For the last few months the service I’ve been getting on my Orange mobile phone has been getting progressively worse.
A few months ago I couldn’t make phone calls at all for about half a day and nor could I receive any. #1 son’s phone was the same, so was Mrs Sane’s and so was the work phone I had – all on Orange. All the phones had a full signal but they wouldn’t make or receive calls.
I called Orange off my landline (an expensive call) and they couldn’t tell me what the problem was. The work phone came back on before our personal phones – to be expected, they use QoS on their network. But this was the first indication that something was going seriously wrong with Orange’s mobile phone network.
Since that time, the service has become increasingly poor. When trying to make outgoing calls I would often get connection errors, network busy messages or just simply timing out without making the call or displaying any errors. This could happen with a poor single or with a full 2.5G signal. I took Orange’s advice to change the phone from 3G to 2G temporarily and this improved the service greatly but I use a lot of data so it wasn’t a proper answer to the problem and when it started happening even with 2G manually selected, I decided enough was enough.

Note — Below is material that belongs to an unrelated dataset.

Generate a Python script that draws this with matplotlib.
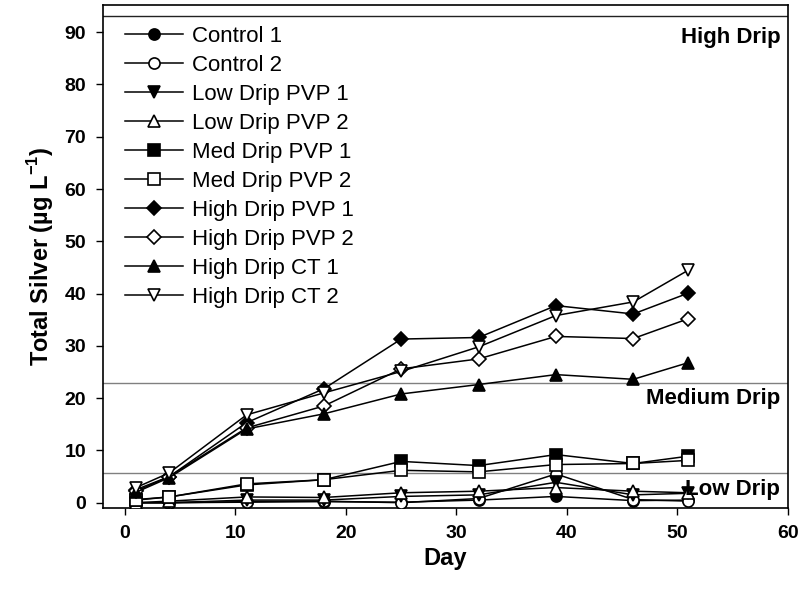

Over the past few months I have spent hours on the phone with Orange trying to get to the bottom of this problem. Several times I told them that if they couldn’t fix the problem it was fine but that I expected them to end the contract early so I could change to another provider. That’s pretty much where the sympathy ended and I had some interesting conversations with people at Orange about this. During one call I was told that there was no real difference between 2G and 3G data connections – in reality it’s between 1.8mbit/sec and 3.6mbit/sec, depending on the state of the network where you are. On another call I was told that it was impossible for Orange to cancel my contract early and when I pointed out many times that the terms and conditions they continuously quoted at me as an excuse to keep taking my money without providing the service I was paying for said that they could, in fact, cancel my contract whenever they wanted for whatever reason they wanted, the woman hung up on me.
The problems happened mainly in busy built up areas, generally not rural or sparsely populated areas. It also generally happened during the day, not at night. I’m not a mobile phone network engineer but I’m a pretty techy person (alright, I’m a geek) and over the last few years I’ve gained quite a lot of knowledge and experience of networks and communications infrastructure. To me the cause of the problem was pretty obvious – not enough capacity – but trying to get someone at Orange to admit that their network wasn’t able to cope with demand was a seemingly impossible task.
But it wasn’t impossible because, with the help of a couple of nice men from Orange’s off-shore call centre in India, I managed to get a call escalated to Orange’s networks department and on Saturday a very helpful man from Orange called me, discussed my problems and agreed that it was lack of capacity on the network and that it couldn’t be fixed. He agreed that the iPhone was the trigger that has brought the network to its knees just as it has done with O2 and said that it may get better when they start merging their network with T-Mobile in a year’s time but they just don’t know at the moment.
It was a refreshingly honest admission from Orange and they agreed to end my contract immediately, allowing me to change providers. Co-incidentally, there was an announcement on our company intranet today that Orange have come clean to my employer about their network problems and staff are even being offered second phones on a different network by the company where problems are particularly bad. It may just be a co-incidence but could my call on Saturday have been the trigger for an open admission by Orange that their network is basically buggered?